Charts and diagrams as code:
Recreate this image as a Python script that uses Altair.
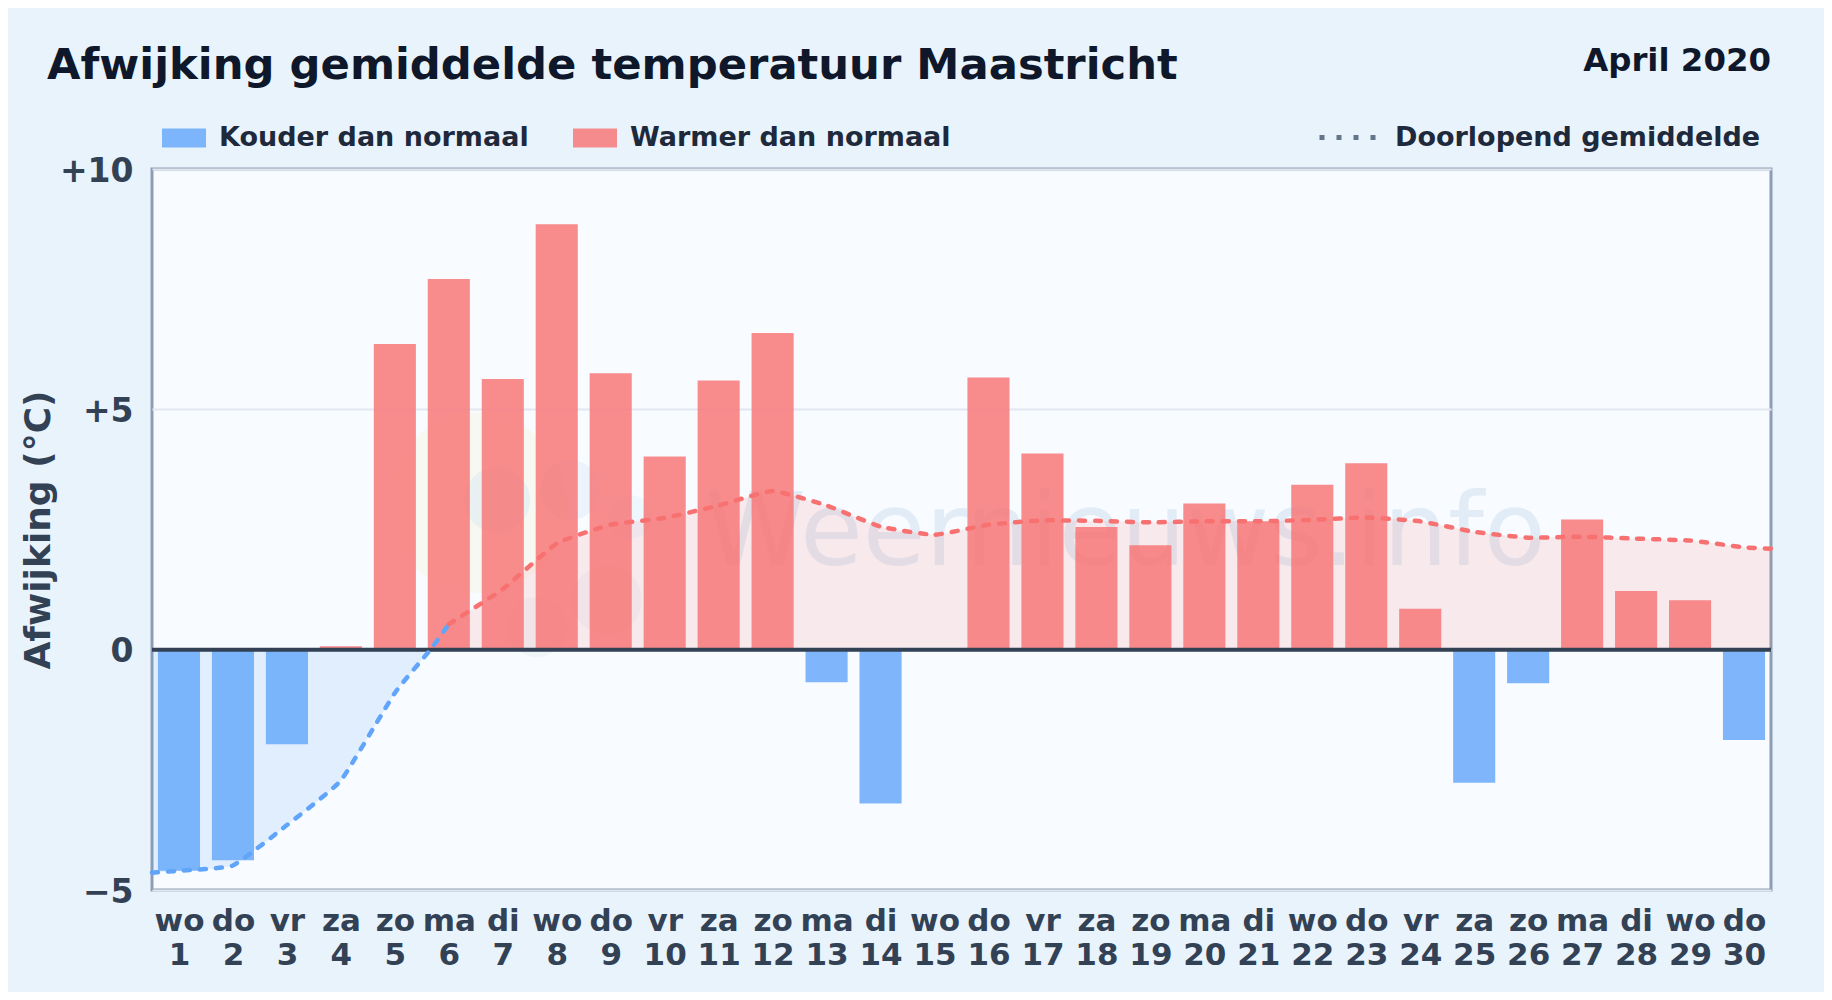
import json
import altair as alt
import pandas as pd

days = list(range(1, 31))
weekdays = ["wo","do","vr","za","zo","ma","di","wo","do","vr","za","zo","ma","di","wo",
            "do","vr","za","zo","ma","di","wo","do","vr","za","zo","ma","di","wo","do"]
values = [-4.60,-4.38,-1.97,0.07,6.36,7.71,5.63,8.85,5.75,4.02,5.60,6.59,-0.68,-3.20,0.0,
          5.66,4.08,2.55,2.17,3.04,2.67,3.43,3.88,0.85,-2.77,-0.70,2.71,1.22,1.03,-1.88]
mean_days_cold = [0.5,1,2,3,4,5,5.66,6]
mean_cold = [-4.64,-4.60,-4.49,-3.65,-2.72,-0.90,0.0,0.53]
mean_days_warm = [6,7,8,9,10,11,12,13,14,15,16,17,18,19,20,21,22,23,24,25,26,27,28,29,30,30.5]
mean_warm = [0.53,1.26,2.21,2.60,2.74,3.00,3.30,3.00,2.56,2.39,2.60,2.69,2.68,2.65,2.67,2.67,
             2.70,2.75,2.67,2.45,2.33,2.35,2.31,2.27,2.13,2.10]
area_days_cold = mean_days_cold[:-1]
area_cold = mean_cold[:-1]
area_days_warm = [5.66] + mean_days_warm
area_warm = [0.0] + mean_warm
COLD, WARM = "Kouder dan normaal", "Warmer dan normaal"
RUN = "Doorlopend gemiddelde"
TITLE = "Afwijking gemiddelde temperatuur Maastricht"
PERIOD = "April 2020"

FONT = "DejaVu Sans"
bars = pd.DataFrame({"day": days, "value": values,
                     "kind": [COLD if v < 0 else WARM for v in values]})
xs = alt.Scale(domain=[0.5, 30.5], nice=False, zero=False)
ys = alt.Scale(domain=[-5, 10], nice=False, zero=False)
x_axis = alt.Axis(values=days, title=None, grid=False, domain=False, ticks=False,
                  labelExpr=f"[{json.dumps(weekdays)}[datum.value-1], datum.label]",
                  labelFontSize=31, labelFontWeight="bold", labelColor="#334155",
                  labelFont=FONT, labelOverlap=False, labelFlush=False, labelBound=False,
                  labelPadding=16, labelLineHeight=34, labelAngle=0, labelBaseline="top")
y_axis = alt.Axis(values=[-5, 0, 5, 10], title="Afwijking (°C)", domain=False, ticks=False,
                  grid=True, gridColor="#e2e8f0", gridWidth=2,
                  labelExpr="datum.value>0?'+'+datum.value:datum.value<0?'\u2212'+abs(datum.value):'0'",
                  labelFontSize=33, labelFontWeight="bold", labelColor="#334155", labelFont=FONT,
                  labelPadding=19, labelOverlap=False, labelFlush=False, labelBound=False, labelOffset=2,
                  titleFontSize=36, titleFontWeight="bold", titleColor="#334155", titleFont=FONT,
                  titlePadding=2)

def blob(px, py, r, color, op):
    return alt.Chart(pd.DataFrame({"k": [1]})).mark_point(
        shape="circle", filled=True, color=color, opacity=op, size=(2 * r) ** 2
    ).encode(x=alt.value(px), y=alt.value(py))

logo = [blob(325, 334, 90, "#fde68a", 0.10), blob(345, 331, 33, "#7dbbf0", 0.12),
        blob(418, 321, 30, "#7dbbf0", 0.10), blob(478, 348, 22, "#7dbbf0", 0.08),
        blob(455, 431, 35, "#94a3b8", 0.08), blob(385, 458, 30, "#94a3b8", 0.07)]

watermark = alt.Chart(pd.DataFrame({"t": ["Weernieuws.info"]})).mark_text(
    font=FONT, fontSize=102, color="#8fb2d6", opacity=0.2, align="left", baseline="alphabetic"
).encode(x=alt.value(553), y=alt.value(396), text="t:N")

def area(d, v, color, op):
    return alt.Chart(pd.DataFrame({"d": d, "v": v})).mark_area(
        color=color, opacity=op, interpolate="cardinal", tension=0.6, clip=True
    ).encode(x=alt.X("d:Q", scale=xs, axis=x_axis), y=alt.Y("v:Q", scale=ys, axis=y_axis), y2=alt.datum(0))

def line(d, v, color):
    return alt.Chart(pd.DataFrame({"d": d, "v": v})).mark_line(
        color=color, strokeWidth=4.5, strokeDash=[6, 10], strokeCap="round",
        interpolate="cardinal", tension=0.6
    ).encode(x=alt.X("d:Q", scale=xs), y=alt.Y("v:Q", scale=ys))

bar_layer = alt.Chart(bars).transform_calculate(
    x0="datum.day-0.39", x1="datum.day+0.39"
).mark_bar(opacity=0.8).encode(
    x=alt.X("x0:Q", scale=xs),
    x2="x1:Q",
    y=alt.Y("value:Q", scale=ys),
    y2=alt.datum(0),
    color=alt.Color("kind:N", scale=alt.Scale(domain=[COLD, WARM], range=["#60a5fa", "#f87171"]),
                    legend=alt.Legend(title=None, orient="none", legendX=10, legendY=-53,
                                      direction="horizontal", columns=2, columnPadding=44,
                                      symbolType="M-1,-0.43H1V0.43H-1Z", symbolSize=1936,
                                      symbolOpacity=0.8, symbolStrokeWidth=0,
                                      labelFontSize=27, labelFontWeight="bold", labelColor="#1e293b",
                                      labelFont=FONT, labelOffset=13, labelLimit=600, padding=0)),
)

zero = alt.Chart(pd.DataFrame({"y": [0]})).mark_rule(color="#334155", strokeWidth=4).encode(
    y=alt.Y("y:Q", scale=ys))

legend_key = alt.Chart(pd.DataFrame({"d": [15], "v": [0], "s": [RUN]})).mark_line().encode(
    x=alt.X("d:Q", scale=xs), y=alt.Y("v:Q", scale=ys),
    strokeDash=alt.StrokeDash("s:N", scale=alt.Scale(domain=[RUN], range=[[5, 12]]),
                              legend=alt.Legend(title=None, orient="none", legendX=1165, legendY=-62,
                                                symbolType="stroke", symbolSize=3136,
                                                symbolStrokeColor="#64748b", symbolStrokeWidth=5,
                                                labelFontSize=27, labelFontWeight="bold",
                                                labelColor="#1e293b", labelFont=FONT, labelOffset=17,
                                                labelLimit=600, padding=0)),
)

period = alt.Chart(pd.DataFrame({"t": [PERIOD]})).mark_text(
    font=FONT, fontSize=32.4, fontWeight="bold", color="#0f172a", align="right", baseline="alphabetic"
).encode(x=alt.value(1619), y=alt.value(-98), text="t:N")

heading = alt.Chart(pd.DataFrame({"t": [TITLE]})).mark_text(
    font=FONT, fontSize=43.3, fontWeight="bold", color="#0f172a", align="left", baseline="alphabetic"
).encode(x=alt.value(-105), y=alt.value(-90), text="t:N")

chart = alt.layer(
    *logo, watermark,
    area(area_days_cold, area_cold, "#60a5fa", 0.15),
    area(area_days_warm, area_warm, "#f87171", 0.13),
    bar_layer, zero,
    line(mean_days_cold, mean_cold, "#60a5fa"),
    line(mean_days_warm, mean_warm, "#f87171"),
    legend_key, period, heading,
).resolve_scale(color="independent", strokeDash="independent").properties(
    width=1619, height=721,
    autosize=alt.AutoSizeParams(type="none"),
    padding={"left": 144, "top": 161, "right": 53, "bottom": 102},
    background="#e8f3fc",
).configure_view(fill="#f8fbff", stroke="#8e9db3", strokeWidth=3)

chart.save("out.html", embed_options={"renderer": "svg", "actions": False})
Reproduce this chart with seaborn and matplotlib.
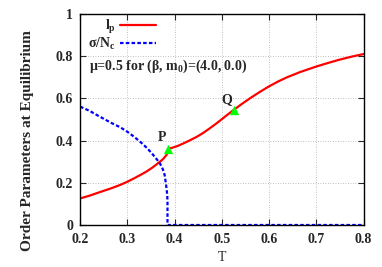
import matplotlib
matplotlib.use("Agg")
import matplotlib.pyplot as plt
import seaborn as sns
import pandas as pd

# l_p curve (jump at T ~ 0.385)
T_lp = [0.20, 0.22, 0.238, 0.266, 0.285, 0.30, 0.315, 0.33, 0.341, 0.351, 0.36, 0.369,
        0.375, 0.38, 0.383, 0.385, 0.386, 0.387, 0.395, 0.407, 0.42, 0.433, 0.447,
        0.461, 0.475, 0.489, 0.507, 0.525, 0.542, 0.56, 0.58, 0.60, 0.62, 0.638,
        0.666, 0.70, 0.725, 0.75, 0.775, 0.80]
lp = [0.126, 0.139, 0.153, 0.174, 0.19, 0.205, 0.222, 0.24, 0.254, 0.269, 0.284, 0.30,
      0.311, 0.324, 0.332, 0.342, 0.354, 0.362, 0.366, 0.375, 0.388, 0.402, 0.418,
      0.437, 0.459, 0.482, 0.514, 0.545, 0.573, 0.601, 0.63, 0.657, 0.681, 0.70,
      0.725, 0.751, 0.768, 0.784, 0.798, 0.81]

# sigma/N_c curve
T_sig = [0.20, 0.22, 0.238, 0.266, 0.285, 0.30, 0.315, 0.33, 0.341, 0.351, 0.36, 0.369,
         0.375, 0.379, 0.383, 0.3845, 0.385, 0.385, 0.50, 0.80]
sig = [0.561, 0.541, 0.518, 0.484, 0.463, 0.442, 0.417, 0.389, 0.366, 0.342, 0.318, 0.292,
       0.265, 0.237, 0.174, 0.14, 0.11, 0.0, 0.0, 0.0]

# marked points
pt_labels = ["P", "Q"]
pt_T = [0.387, 0.525]
pt_v = [0.362, 0.545]

x_ticks = [0.2, 0.3, 0.4, 0.5, 0.6, 0.7, 0.8]
y_ticks = [0, 0.2, 0.4, 0.6, 0.8, 1]
y_ticklabels = ["0", "0.2", "0.4", "0.6", "0.8", "1"]

sns.set_style("ticks")
plt.rcParams['font.family'] = ['Liberation Serif', 'DejaVu Serif']
plt.rcParams['mathtext.fontset'] = 'custom'
plt.rcParams['mathtext.rm'] = 'Liberation Serif:bold'
plt.rcParams['mathtext.it'] = 'Liberation Serif:bold'
plt.rcParams['mathtext.bf'] = 'Liberation Serif:bold'

fig = plt.figure(figsize=(3.82, 2.67), dpi=100)
ax = fig.add_axes([0.2097, 0.1573, 0.7419, 0.7903])

df_lp = pd.DataFrame({"T": T_lp, "v": lp})
df_sig = pd.DataFrame({"T": T_sig, "v": sig})

sns.lineplot(data=df_lp, x="T", y="v", sort=False, estimator=None, color="#ff0000",
             lw=1.6, ax=ax, label=r"l$_\mathregular{p}$")
sns.lineplot(data=df_sig, x="T", y="v", sort=False, estimator=None, color="#0000ff",
             lw=1.6, ax=ax, label=r"σ/N$_\mathregular{c}$", linestyle=(0, (1.6, 1.0)))

ax.scatter(pt_T, pt_v, marker="^", s=45, color="#00ff00", zorder=5, linewidths=0)
for lab, t, v in zip(pt_labels, pt_T, pt_v):
    ax.text(t - 0.004, v + 0.02, lab, fontsize=10, fontweight="bold", ha="right", va="bottom")

ax.set_xlim(0.2, 0.8)
ax.set_ylim(0, 1)
ax.set_xticks(x_ticks)
ax.set_yticks(y_ticks)
ax.set_yticklabels(y_ticklabels)
for lab in ax.get_xticklabels() + ax.get_yticklabels():
    lab.set_fontweight("bold")
    lab.set_fontsize(10)
ax.tick_params(axis="x", direction="in", top=True, length=4, width=0.8, pad=6)
ax.tick_params(axis="y", direction="in", right=True, length=4, width=0.8, pad=5)
ax.grid(True, linestyle=(0, (1, 2)), color="#aaaaaa", lw=0.6)
for s in ax.spines.values():
    s.set_linewidth(1.0)
    s.set_color("black")

ax.set_xlabel("T", fontsize=10, labelpad=3)
ax.set_ylabel("")
fig.text(27 / 382, 1 - 141 / 267, "Order Parameters at Equilibrium", fontsize=11,
         fontweight="bold", rotation=90, ha="center", va="center")

ax.text(0.218, 0.737, r"μ=0.5 for (β, m$_\mathregular{0}$)=(4.0, 0.0)", fontsize=10, fontweight="bold")

leg = ax.legend(loc="upper left", bbox_to_anchor=(0.0, 1.02), frameon=False, fontsize=10,
                markerfirst=False, handlelength=2.6, labelspacing=0.0, borderaxespad=0.2,
                handletextpad=0.3)
for t in leg.get_texts():
    t.set_fontweight("bold")

fig.savefig("out.png", dpi=100)
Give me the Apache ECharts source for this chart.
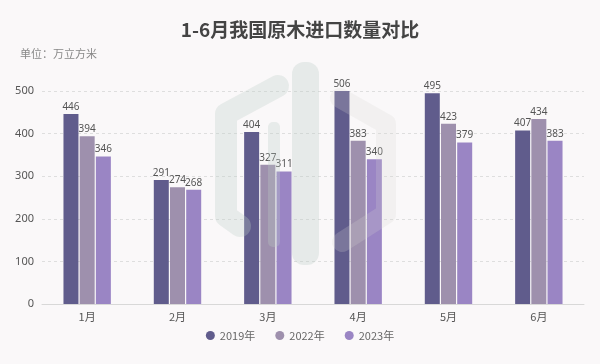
<!DOCTYPE html>
<html><head><meta charset="utf-8">
<script src="https://cdn.jsdelivr.net/npm/echarts@6/dist/echarts.min.js"></script>
<style>html,body{margin:0;padding:0;background:#faf8f9;}#c{width:600px;height:364px;}</style>
</head><body><div id="c"></div>
<script>
var categories = ['1月','2月','3月','4月','5月','6月'];
var seriesNames = ['2019年','2022年','2023年'];
var v2019 = [446, 291, 404, 506, 495, 407];
var v2022 = [394, 274, 327, 383, 423, 434];
var v2023 = [346, 268, 311, 340, 379, 383];
var colors = ['#605c8c', '#9e90ad', '#9a85c4'];

var chart = echarts.init(document.getElementById('c'));
function mk(name, data, color){
  return {
    name: name, type: 'bar', data: data, barWidth: 15, barGap: '8%',
    itemStyle: {color: color},
    label: {show: true, position: 'top', distance: 2, color: '#555', fontSize: 10, fontFamily: 'Noto Sans'},
    z: 2
  };
}
chart.setOption({
  backgroundColor: '#faf8f9',
  animation: false,
  color: colors,
  title: [{
    text: '1-6月我国原木进口数量对比', left: 'center', top: 15,
    textStyle: {fontSize: 19, fontWeight: 'bold', color: '#444', fontFamily: 'Noto Sans CJK SC'}
  },{
    text: '单位：万立方米', left: 15, top: 43,
    textStyle: {fontSize: 11, fontWeight: 'normal', color: '#888', fontFamily: 'Noto Sans CJK SC'}
  }],
  legend: {
    bottom: 18, left: 'center', icon: 'circle', itemWidth: 9, itemHeight: 9, itemGap: 20,
    textStyle: {color: '#666', fontSize: 11, fontFamily: 'Noto Sans CJK SC'},
    data: seriesNames
  },
  grid: {left: 42, right: 16, top: 91, bottom: 60},
  xAxis: {
    type: 'category', data: categories,
    axisLine: {lineStyle: {color: '#d8d8d8'}},
    axisTick: {alignWithLabel: true, length: 3, lineStyle: {color: '#d8d8d8'}},
    axisLabel: {color: '#555', fontSize: 11, margin: 7, fontFamily: 'Noto Sans CJK SC'}
  },
  yAxis: {
    type: 'value', min: 0, max: 500, interval: 100,
    axisLine: {show: false}, axisTick: {show: false},
    axisLabel: {color: '#555', fontSize: 11, margin: 8, fontFamily: 'Noto Sans'},
    splitLine: {lineStyle: {color: '#dedede', type: [3, 3]}}
  },
  series: [mk(seriesNames[0], v2019, colors[0]), mk(seriesNames[1], v2022, colors[1]), mk(seriesNames[2], v2023, colors[2])],
  graphic: [
    {type: 'polyline', z: 10, shape: {points: [[240, 226], [226, 216], [226, 114], [278, 86]]},
     style: {stroke: 'rgba(190,205,200,0.3)', fill: null, lineWidth: 22, lineJoin: 'round', lineCap: 'round'}},
    {type: 'rect', z: 10, shape: {x: 268, y: 122, width: 12, height: 125, r: 5},
     style: {fill: 'rgba(190,205,200,0.3)'}},
    {type: 'rect', z: 10, shape: {x: 292, y: 62, width: 27, height: 203, r: 12},
     style: {fill: 'rgba(190,205,200,0.32)'}},
    {type: 'polyline', z: 10, shape: {points: [[340, 98], [386, 124], [386, 214], [342, 242]]},
     style: {stroke: 'rgba(215,215,210,0.22)', fill: null, lineWidth: 20, lineJoin: 'round', lineCap: 'round'}}
  ]
});
</script></body></html>
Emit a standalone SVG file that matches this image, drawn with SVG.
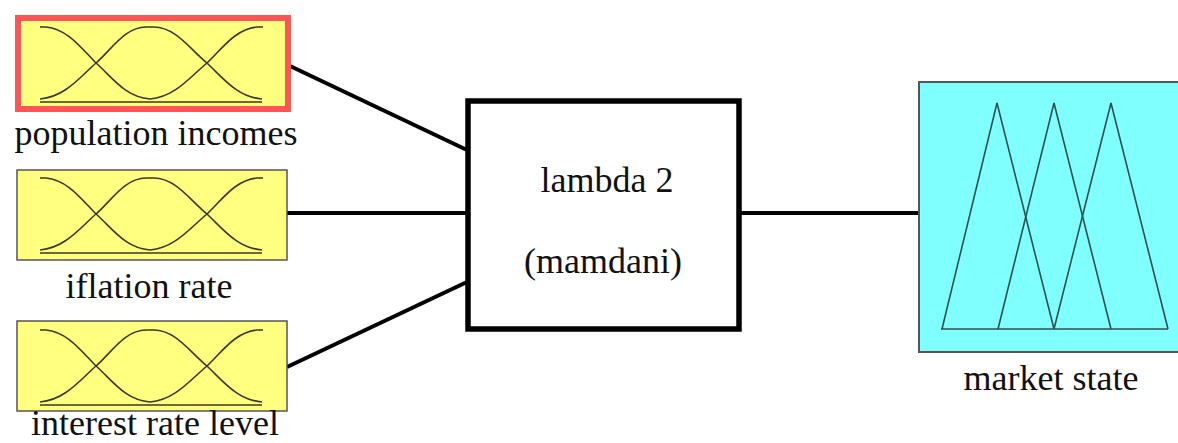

§ **Given task**
Return each line among the entries that holds the word "this".

§ **Correct response**
Recreate this image as a Python script that uses Altair.
Reproduce this chart with seaborn and matplotlib.
Give me the Apache ECharts source for this chart.
Emit a standalone SVG file that matches this image, drawn with SVG.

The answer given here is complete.